2. From detection to attribution: hashes, timestamps and IP trails
Known CSAM is typically first identified via cryptographic or perceptual hashing (PhotoDNA‑style fingerprints) so platforms can flag re‑uploads and link files to prior reports, and the CyberTipline regime expects companies to submit the associated account and metadata such as timestamps and IP addresses when escalating to law enforcement [2] [1]. Once a file is flagged, timestamps and session logs establish chronology while IP/session records and NAT logs can tie activity to network endpoints and, with provider cooperation or subpoena, to subscriber accounts [2] [6].
3. Using richer metadata and cross‑platform logs to triangulate users and servers
Beyond basic logs, EXIF, file paths and filenames leave behavioural footprints investigators exploit: file paths and naming conventions can be clustered and fed to models to expose reuse across devices or accounts, and infostealer malware logs or leaked credential dumps can reveal usernames, password reuse, and system identifiers that link dark‑web accounts back to real people [7] [8] [5].
4. Machine learning, triage and metadata‑based detection pipelines
Because volume is huge, platforms and law enforcement deploy ML classifiers trained on image features, text patterns and metadata (including file paths and timestamps) to score and prioritize likely CSAM, with combined multi‑modal approaches—hashing plus visual classifiers plus metadata models—yielding the best operational results according to surveys and technical reviews [1] [5] [3].
5. Forensic preservation, chain of custody and legal constraints
Practical attribution depends on preservation: platforms’ retention policies, legal requirements to preserve logs, and proper forensic collection determine whether metadata remains available and admissible; investigators also rely on specialist forensic tools to extract email headers, storage timelines and logged actions while documenting every step for court [2] [9] [6].
6. Limits, pitfalls and the risk of false attribution
Metadata is not a record of criminal intent by itself and can be misleading—shared devices, VPNs, compromised accounts, spoofed headers, file copying and automated scraping can produce innocent or ambiguous traces—so practitioners stress minimizing false positives and understanding tool limitations even as ML tools expand, and frontline investigators report resource and training gaps when interpreting such signals [4] [7].
7. New challenges: encryption, AI‑generated images and adversaries
End‑to‑end encryption diminishes platform visibility into content and some metadata, complicating attribution and increasing reliance on device forensic artifacts and preserved logs [2]; simultaneously, AI‑generated imagery and manipulated EXIF demand deeper forensic artifact analysis and juxtaposition with known artifact databases to distinguish fakes from original CSAM [10].
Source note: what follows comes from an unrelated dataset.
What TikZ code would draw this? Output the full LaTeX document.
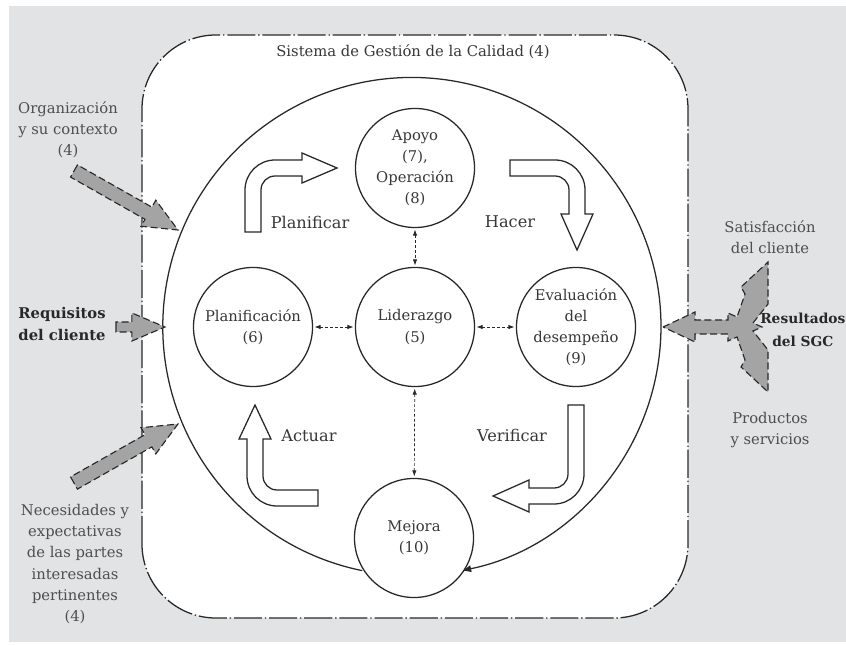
\documentclass[tikz,border=0pt]{standalone}
\usepackage{fontspec}
\setmainfont{DejaVu Serif}
\usetikzlibrary{arrows.meta,calc}

\definecolor{fondo}{RGB}{226,227,229}
\definecolor{relleno}{RGB}{164,164,164}
\definecolor{trazo}{RGB}{40,40,40}
\definecolor{letra}{RGB}{55,55,55}
\definecolor{letrafuera}{RGB}{78,78,78}

\newcommand{\flechagris}[5]{%
    \coordinate (cabeza) at ($(#2)!#5!(#1)$);
    \filldraw[gris] (#1) -- ($(#1)!#3!90:(#2)$) -- ($(cabeza)!#3!-90:(#1)$)
        -- ($(cabeza)!#4!-90:(#1)$) -- (#2) -- ($(cabeza)!#4!90:(#1)$)
        -- ($(cabeza)!#3!90:(#1)$) -- ($(#1)!#3!-90:(#2)$) -- cycle;}

\begin{document}
\begin{tikzpicture}[x=0.025cm, y=0.025cm,
        caja/.style={draw=trazo, fill=white, line width=0.9pt, rounded corners=1.85cm,
            dash pattern=on 20pt off 2pt on 1pt off 2pt},
        etapa/.style={circle, draw=trazo, fill=white, line width=0.9pt, minimum size=2.975cm,
            inner sep=0pt, align=center, text=letra, font=\fontsize{10.5}{15}\selectfont},
        enlace/.style={{Latex[length=1.5mm,width=1.1mm]}-{Latex[length=1.5mm,width=1.1mm]},
            draw=trazo, line width=0.5pt, dash pattern=on 2pt off 1.5pt,
            shorten <=1pt, shorten >=1pt},
        ciclo/.style={draw=trazo, line width=0.9pt, -{Latex[length=2.4mm,width=1.8mm]}},
        hueca/.style={draw=trazo, fill=white, line width=0.9pt},
        gris/.style={draw=trazo, fill=relleno, line width=0.8pt, dash pattern=on 5pt off 2.5pt},
        fase/.style={text=letra, font=\fontsize{11.5}{14}\selectfont},
        texto/.style={align=center, text=letrafuera, font=\fontsize{10.5}{15}\selectfont},
        fuerte/.style={align=center, text=trazo, font=\fontsize{10.5}{16}\selectfont\bfseries}]

    \useasboundingbox (0,0) rectangle (846,644);
    \fill[fondo] (9,2) rectangle (846,638);

    \draw[caja] (142,26) rectangle (688,609);
    \node[text=letra, font=\fontsize{10.5}{13}\selectfont] (titulo) at (413,592) {Sistema de Gestión de la Calidad (4)};

    \node[circle, minimum size=12.45cm, inner sep=0pt, outer sep=0pt] (sgc) at (414,317) {};
    \draw[ciclo] (sgc.258.5) arc[start angle=258.5, end angle=-78.5, radius=6.225cm];

    \node[etapa] (apoyo) at (415,476) {Apoyo\\(7),\\Operación\\(8)};
    \node[etapa] (liderazgo) at (415,317) {Liderazgo\\(5)};
    \node[etapa] (planificacion) at (253,317) {Planificación\\(6)};
    \node[etapa] (evaluacion) at (576,317) {Evaluación\\del\\desempeño\\(9)};
    \node[etapa] (mejora) at (414,106) {Mejora\\(10)};

    \draw[enlace] (apoyo) -- (liderazgo);
    \draw[enlace] (planificacion) -- (liderazgo);
    \draw[enlace] (liderazgo) -- (evaluacion);
    \draw[enlace] (liderazgo) -- (mejora);

    \draw[hueca] (245,412) -- (245,454) arc[start angle=180, end angle=90, radius=0.75cm]
        -- (302,484) -- (302,491) -- (337,476) -- (302,461) -- (302,468) -- (275,468)
        arc[start angle=90, end angle=180, radius=0.35cm] -- (261,412) -- cycle;
    \draw[hueca] (510,484) -- (555,484) arc[start angle=90, end angle=0, radius=0.75cm]
        -- (585,430) -- (593,430) -- (577,394) -- (561,430) -- (569,430) -- (569,454)
        arc[start angle=0, end angle=90, radius=0.35cm] -- (510,468) -- cycle;
    \draw[hueca] (568,239) -- (584,239) -- (584,170) arc[start angle=0, end angle=-90, radius=0.75cm]
        -- (529,140) -- (529,132) -- (493,148) -- (529,164) -- (529,156) -- (554,156)
        arc[start angle=-90, end angle=0, radius=0.35cm] -- cycle;
    \draw[hueca] (318,154) -- (277,154) arc[start angle=270, end angle=180, radius=0.35cm]
        -- (263,205) -- (271,205) -- (255,239) -- (239,205) -- (247,205) -- (247,168)
        arc[start angle=180, end angle=270, radius=0.75cm] -- (318,138) -- cycle;

    \node[fase] (planificar) at (310,422) {Planificar};
    \node[fase] (hacer) at (510,422) {Hacer};
    \node[fase] (verificar) at (512,209) {Verificar};
    \node[fase] (actuar) at (309,208) {Actuar};

    \coordinate (org cola) at (74,473);
    \coordinate (org punta) at (178,414);
    \coordinate (req cola) at (116,317);
    \coordinate (nec cola) at (74,161);
    \coordinate (nec punta) at (178,220);

    \flechagris{org cola}{org punta}{0.175cm}{0.375cm}{0.85cm}
    \flechagris{req cola}{sgc.west}{0.125cm}{0.35cm}{0.825cm}
    \flechagris{nec cola}{nec punta}{0.175cm}{0.375cm}{0.85cm}

    \filldraw[gris] (sgc.east) -- (695,332) -- (695,324) -- (728,324) -- (728,331) -- (737,327)
        -- (745,350) -- (741,357) -- (768,382) -- (768,340) -- (753,321) -- (762,317)
        -- (753,313) -- (768,294) -- (768,252) -- (741,277) -- (745,284) -- (737,307)
        -- (728,303) -- (728,310) -- (695,310) -- (695,302) -- cycle;

    \node[texto] (organizacion) at (68,514) {Organización\\y su contexto\\(4)};
    \node[fuerte] (requisitos) at (62,320) {Requisitos\\del cliente};
    \node[texto] (necesidades) at (75,80) {Necesidades y\\expectativas\\de las partes\\interesadas\\pertinentes\\(4)};
    \node[texto] (satisfaccion) at (770,407) {Satisfacción\\del cliente};
    \node[fuerte, anchor=west, inner sep=0pt, font=\fontsize{9.8}{16}\selectfont\bfseries] (resultados) at (760,314) {Resultados\\del SGC};
    \node[texto] (productos) at (770,214) {Productos\\y servicios};
\end{tikzpicture}
\end{document}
8. Competing incentives and transparency issues
Platforms have incentives to detect and remove illegal material quickly but also to protect user privacy and limit data sharing; law enforcement needs comprehensive logs to investigate, while civil‑liberties advocates warn of overreach when metadata profiling and ML models are used without transparency—these conflicting agendas shape what metadata is collected, how long it is kept, and when investigators can access it [2] [4].
Conclusion
Attribution is a layered forensic craft: hashes and visual classifiers identify known files, metadata and logs provide the connective tissue to users and servers, machine learning scales triage, and traditional investigative work—provider subpoenas, device forensics and cross‑correlation of datasets—cements or refutes hypotheses, but each step carries technical, legal and ethical constraints that can make definitive attribution difficult in practice [1] [3] [8].